START DATA TO USE

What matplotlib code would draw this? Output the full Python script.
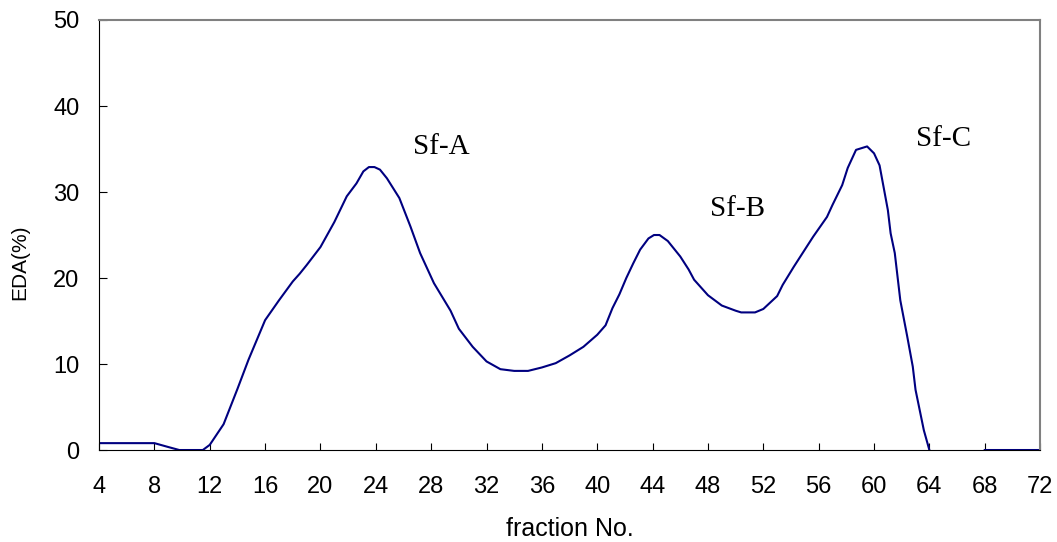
import numpy as np
import matplotlib.pyplot as plt

# fraction number and EDA (%)
fraction = [4, 5, 6, 7, 8, 9, 9.8, 10.5, 11.5, 12, 13, 14, 14.8, 16, 17, 18, 18.5, 19,
            20, 21, 21.9, 22.6, 23.1, 23.5, 23.9, 24.3, 24.8, 25.7, 26.5, 27.2, 28.2,
            29.4, 30, 31, 32, 33, 34, 35, 36, 37, 38, 39, 40, 40.6, 41.1, 41.6, 42.1,
            42.6, 43.1, 43.7, 44.1, 44.5, 45.1, 46, 46.6, 47, 48, 49, 50, 50.4, 51.4,
            52, 53, 53.4, 54.2, 55.6, 56.6, 57, 57.7, 58.1, 58.7, 59.5, 60, 60.4, 61,
            61.2, 61.5, 61.9, 62.4, 62.8, 63, 63.6, 64, 66, 68, 72]
eda = [0.8, 0.8, 0.8, 0.8, 0.8, 0.35, 0, 0, 0, 0.6, 3.0, 7.1, 10.5, 15.1, 17.4, 19.6, 20.5, 21.5,
       23.6, 26.5, 29.5, 31.0, 32.4, 32.9, 32.9, 32.6, 31.6, 29.3, 26.0, 22.9, 19.4,
       16.2, 14.1, 12.0, 10.3, 9.4, 9.2, 9.2, 9.6, 10.1, 11.0, 12.0, 13.4, 14.5, 16.5, 18.1, 20.0,
       21.7, 23.3, 24.6, 25.0, 25.0, 24.3, 22.5, 21.0, 19.8, 18.0, 16.8, 16.2, 16.0, 16.0,
       16.4, 17.9, 19.2, 21.3, 24.8, 27.1, 28.5, 30.8, 32.8, 34.9, 35.3, 34.5, 33.1, 27.9,
       25.2, 22.9, 17.4, 13.2, 9.7, 7.0, 2.3, 0, np.nan, 0, 0]

peak_names = ["Sf-A", "Sf-B", "Sf-C"]
peak_x = [28.7, 50.1, 65.0]
peak_y = [35.2, 28.0, 36.2]

plt.rcParams['font.family'] = ['Liberation Sans', 'DejaVu Sans']

fig = plt.figure(figsize=(10.57, 5.42), dpi=100)
ax = fig.add_axes([0.0937, 0.1697, 0.8903, 0.7934])

ax.plot(fraction, eda, color='#000080', lw=1.5)

for name, px, py in zip(peak_names, peak_x, peak_y):
    ax.text(px, py, name, ha='center', va='center', fontsize=21,
            family=['Liberation Serif', 'DejaVu Serif'])

ax.set_xlim(4, 72)
ax.set_ylim(0, 50)
ax.set_xticks(np.arange(4, 73, 4))
ax.set_yticks(np.arange(0, 51, 10))
ax.tick_params(axis='x', direction='in', length=5, pad=19, labelsize=17)
ax.tick_params(axis='y', direction='in', length=6, pad=14, labelsize=17)

ax.spines['top'].set_color('#808080')
ax.spines['right'].set_color('#808080')
ax.spines['top'].set_linewidth(1.5)
ax.spines['right'].set_linewidth(1.5)

ax.set_xlabel("fraction No.", fontsize=18)
ax.set_ylabel("EDA(%)", fontsize=15)
ax.xaxis.set_label_coords(0.5, -0.155)
ax.yaxis.set_label_coords(-0.074, 0.437)

fig.savefig("out.png", dpi=100)
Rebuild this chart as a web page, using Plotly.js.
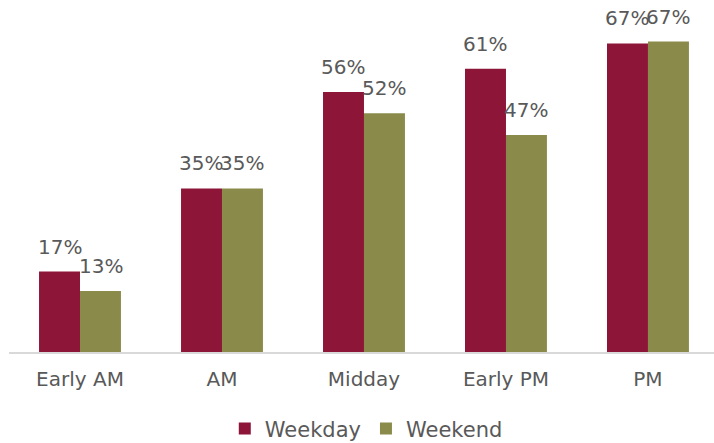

END DATA TO USE

GIVEN TASK => The required output is the exact run of lines from the start of the records through the line containing "import matplotlib.pyplot as plt", both ends included, with no pictures.

ANSWER BELOW =>
What matplotlib code would draw this? Output the full Python script.
import numpy as np
import matplotlib.pyplot as plt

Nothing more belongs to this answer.